Anne Louise Korallus-Shapiro
Forbes
June 24, 2010

Paranoid parents will buy just about anything to make their kids smarter. Savvy marketers are thrilled to help them out.

It’s no longer enough to diaper, burp and feed your baby. If you want your tot to be the next Albert Einstein, you'd better put him in knee pads, strap him to a chair and shove him in front of useless DVDs. So says a billion-dollar industry that promises parents it can turn their children into prodigies long before kindergarten--in some cases while they're still in the womb.

Mothers now strap to their bellies a product called "BabyPlus," a machine that plays simulated heartbeat rhythms to their slumbering fetuses, and which boasts it can strengthen their learning ability. Suddenly good old-fashioned parenting is not up to scratch: Buy these programs, parents are told, or little Johnny or Sally can say goodbye to Harvard. Now or never.

Last year parents were bamboozled into doling out millions for Baby Einstein “kidvids” that pledged to make their tots smarter, a claim that's questionable at best. According to the Journal of Pediatrics, for every hour of baby-video viewing per day, children ages 8 months to 16 months knew six to eight fewer words than those who never watched a video.

“Early language development does not come from televised display," says Kathy Hirsh Pasek, author of Einstein Never Used Flashcards. "We are social creatures, and therefore language is contingent upon social interaction.” Watching endless hours of television is no substitute for talking, singing, reading and playing with your child. Pasek cautions that children who learn from DVDS and flashcards are parrots, unaware of what any of this information actually means. "Not to mention the American Academy of Pediatrics suggests children do not watch television before the age of 2," Pasek adds.

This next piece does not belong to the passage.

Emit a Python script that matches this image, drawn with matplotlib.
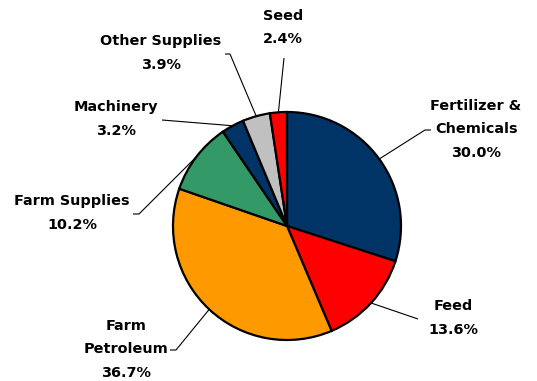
import numpy as np
import matplotlib.pyplot as plt

# input cost shares, clockwise from 12 o'clock
categories = ["Fertilizer &\nChemicals", "Feed", "Farm\nPetroleum", "Farm Supplies",
              "Machinery", "Other Supplies", "Seed"]
shares = [30.0, 13.6, 36.7, 10.2, 3.2, 3.9, 2.4]
colors = ["#003366", "#FF0000", "#FF9900", "#339966", "#003366", "#C0C0C0", "#FF0000"]

W, H = 537, 381
fig = plt.figure(figsize=(W / 100, H / 100), dpi=100)
ax = fig.add_axes([0, 0, 1, 1])

cx, cy, r = 287, H - 226, 114
wedges, _ = ax.pie(shares, colors=colors, startangle=90, counterclock=False,
                   center=(cx, cy), radius=r, frame=True,
                   wedgeprops=dict(edgecolor="black", linewidth=1.6))
ax.set_xlim(0, W)
ax.set_ylim(0, H)
ax.set_aspect("equal")
ax.axis("off")

# label first-line centre (x, y from top), elbow and stub end of each leader
layout = [
    dict(xy=(476, 106), elbow=(425, 130), stub=(431, 130)),
    dict(xy=(453, 307), elbow=(418, 319), stub=(418, 319)),
    dict(xy=(126, 326), elbow=(176, 350), stub=(170, 350)),
    dict(xy=(72, 202), elbow=(139, 214), stub=(133, 214)),
    dict(xy=(116, 108), elbow=(162, 120), stub=(162, 120)),
    dict(xy=(161, 42), elbow=(230, 54), stub=(225, 54)),
    dict(xy=(283, 16), elbow=(284, 58), stub=(284, 58)),
]

for w, name, val, lay in zip(wedges, categories, shares, layout):
    mid = np.deg2rad((w.theta1 + w.theta2) / 2)
    px, py = cx + r * np.cos(mid), cy + r * np.sin(mid)
    ex, ey = lay["elbow"]
    sx, sy = lay["stub"]
    ax.plot([px, ex, sx], [py, H - ey, H - sy], color="black", lw=0.8,
            solid_capstyle="butt", zorder=1)
    lx, ly = lay["xy"]
    ax.text(lx, H - ly + 7.5, f"{name}\n{val:.1f}%", ha="center", va="top",
            fontsize=10.4, fontweight="bold", family="DejaVu Sans",
            linespacing=1.9)

fig.savefig("out.png", dpi=100)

But an entire generation of toddlers seems glued to Baby Einstein screens. According to Baby Einstein, two out of three moms own at least one of its products. These products may make for good babysitters, but they could also be turning the next generation into couch potatoes. “It is best for children to develop into independent learners so we have a generation of children who take action instead of reacting,” says Dr. Susan Linn, co-founder and director of Campaign for Commercial Free Childhood.

Additionally, many of these products are not only useless, they’re rip-offs. Do parents really need the Why Cry Baby Analyzer Monitor ($99.99) to distinguish if their child is hungry or tired? Babies have been crawling on their own just fine for hundreds of thousands of years. Do they really need knee pads ($2.99)? And do mothers really need to put jock straps ($11.40) on their baby boys during diaper changes to shield themselves from their babies' urine? Or do fathers need a Daddle--a dad saddle--so their infants can ride them ($31.95)?

Still, with more than 4 million babies born in the U.S. each year, the kidvid industry shows no sign of slowing down. According to the Campaign for Commercial-Free Childhood, companies spend about $17 billion annually marketing to children, a staggering jump from the $100 million spent in 1983. It’s a market they can mine forever.

But just because these products are well-marketed does not mean you‘re a bad parent if you opt for good, old-fashioned child’s play. Hemingway and Nabokov never had talking neon cats named Mimi teaching them the alphabet at 2 years old, and they did just fine.